TEHRAN (Reuters) – New U.S. sanctions could push Tehran to rethink its cooperation with the United Nations atomic watchdog, Iran’s former chief nuclear negotiator said on Friday.
Ali Larijani was speaking a day after Washington branded Iran’s Revolutionary Guards a proliferator of weapons of mass destruction and imposed new sanctions on the country, which it accuses of trying to develop atomic weapons.
Iran denies the charge and has agreed to clear up long-standing suspicions about its nuclear goals with the U.N. International Atomic Energy Agency. But it has refused to halt sensitive atomic work as demanded by the U.N. Security Council.
“Other countries support and praise us regarding Iran’s cooperation with the agency,” Larijani said in comments carried by Iran’s ISNA news agency after his return from talks with European Union foreign policy chief Javier Solana in Rome.
“But America’s behaviour shows that it doesn’t make any difference whether Iran cooperates with the agency or not. Well, if that is the case, you should expect something else from Iran,” he said, adding that European states had urged Iran not to respond to the “bullying behaviour of (some) countries”.
Larijani was replaced as chief nuclear negotiator on Saturday but remains on the Supreme National Security Council, which helps make policy.
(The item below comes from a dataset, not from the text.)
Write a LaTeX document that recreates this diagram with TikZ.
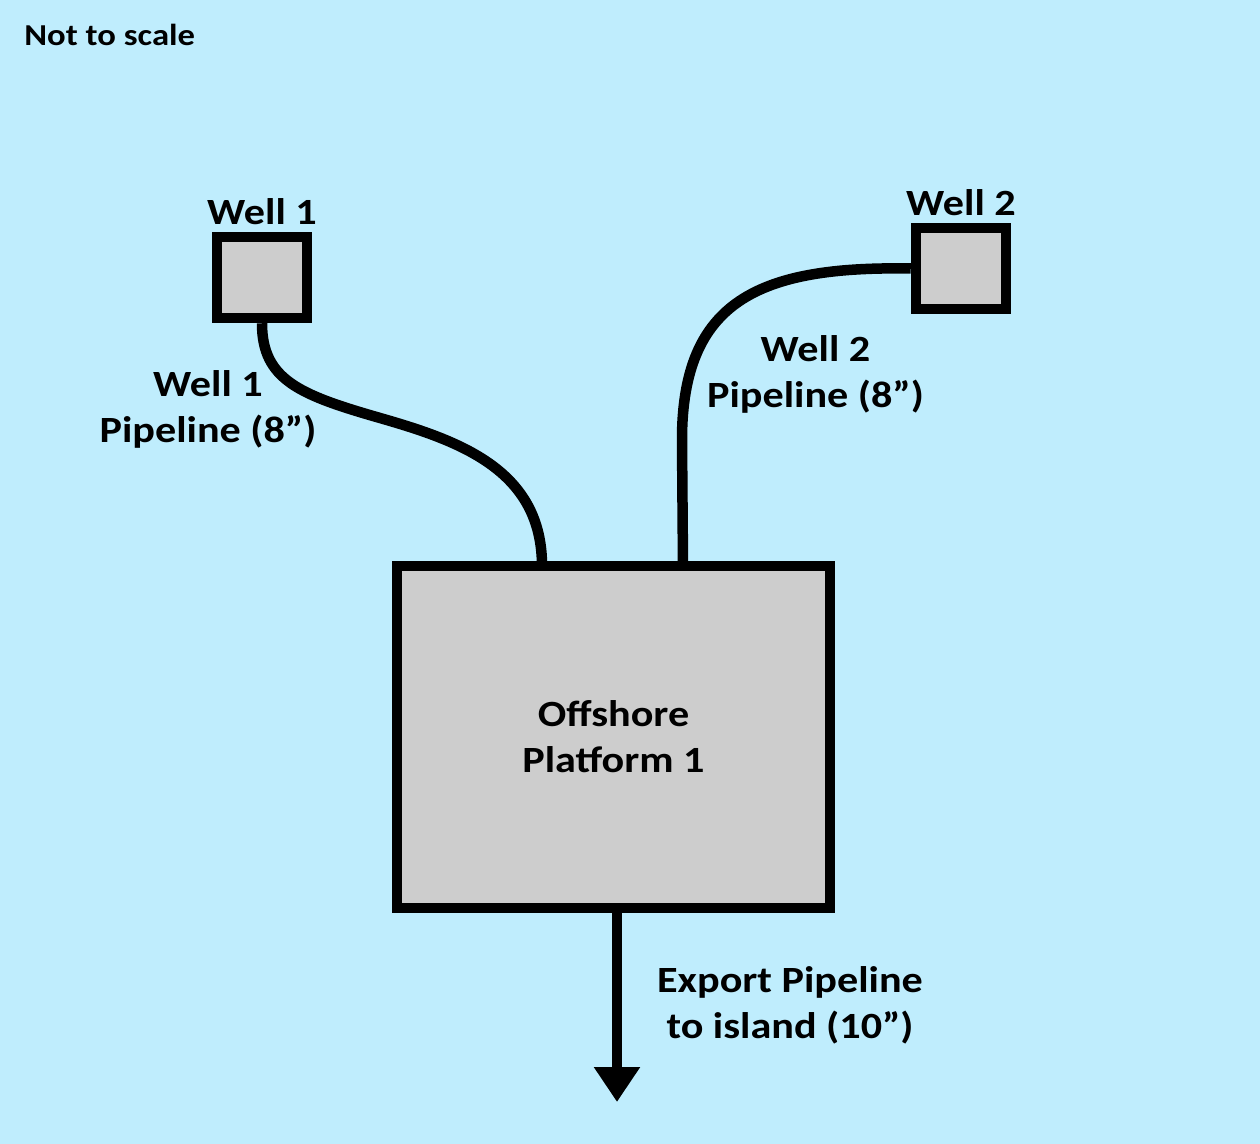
\documentclass[tikz,border=0pt]{standalone}
\usepackage{fontspec}
\setmainfont{Carlito}[FakeStretch=1.14]
\usetikzlibrary{positioning,arrows.meta}
\definecolor{sea}{RGB}{191,237,253}
\definecolor{boxgrey}{RGB}{205,205,205}
\begin{document}
\begin{tikzpicture}[x=0.5pt, y=-0.5pt,
    well node/.style={draw, fill=boxgrey, line width=5.25pt, minimum width=45pt, minimum height=40.5pt, inner sep=0pt},
    platform node/.style={draw, fill=boxgrey, line width=5.25pt, minimum width=216.5pt, minimum height=171pt, align=center},
    pipe/.style={line width=5.25pt}]
        \tikzstyle{every node}=[font=\bfseries\fontsize{18.5}{23}\selectfont]

          \fill[sea] (0,0) rectangle (1260,1144);
          \useasboundingbox (0,0) rectangle (1260,1144);

          \node[well node] (well1) at (262,277.5) {};
          \node[well node] (well2) at (961,268.5) {};
          \node[platform node] (platform) at (613.5,737) {Offshore\\Platform 1};
          \coordinate (in1) at (542,566);
          \coordinate (in2) at (683,566);
          \coordinate (tip) at (617,1102);

          \node[] (well1label) [above=0pt of well1] {Well 1};
          \node[] (well2label) [above=0pt of well2] {Well 2};
          \node[align=center] (pipe1label) at (208,409) {Well 1\\Pipeline (8”)};
          \node[align=center] (pipe2label) at (815.5,374) {Well 2\\Pipeline (8”)};
          \node[align=center] (exportlabel) at (790,1005) {Export Pipeline\\to island (10”)};
          \node[anchor=base west, inner sep=0pt, font=\bfseries\fontsize{15.2}{18}\selectfont] (note) at (24,46) {Not to scale};

          \draw[pipe] (well1.south) .. controls (262,380) and (300,395) .. (380,418)
                                    .. controls (460,441) and (542,470) .. (in1);
          \draw[pipe] (well2.west) .. controls (760,266) and (682,300) .. (682,440) -- (in2);
          \draw[pipe, -{Triangle[width=22pt,length=17.5pt]}] (platform.south -| tip) -- (tip);

\end{tikzpicture}
\end{document}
He attended the Rome talks in that capacity with the new chief negotiator, Saeed Jalili.
“With this behaviour, the Americans are only isolating themselves,” Jalili said of the sanctions, according to the official IRNA news agency.
The appointment of Jalili, an ally of President Mahmoud Ahmadinejad who has taken an uncompromising line in the nuclear dispute, was seen by analysts as a move to toughen Iran’s position.
The president does not have the final word on policy but the Islamic Republic’s top authority, Supreme Leader Ayatollah Ali Khamenei, would have had to approve Jalili’s appointment, suggesting he supports a harder line, Iranian analysts say.
The U.N. Security council has imposed two rounds of sanctions. World powers are considering a third set but have agreed to hold off until at least November to see if Iran cooperates with the IAEA and await Solana’s report on talks.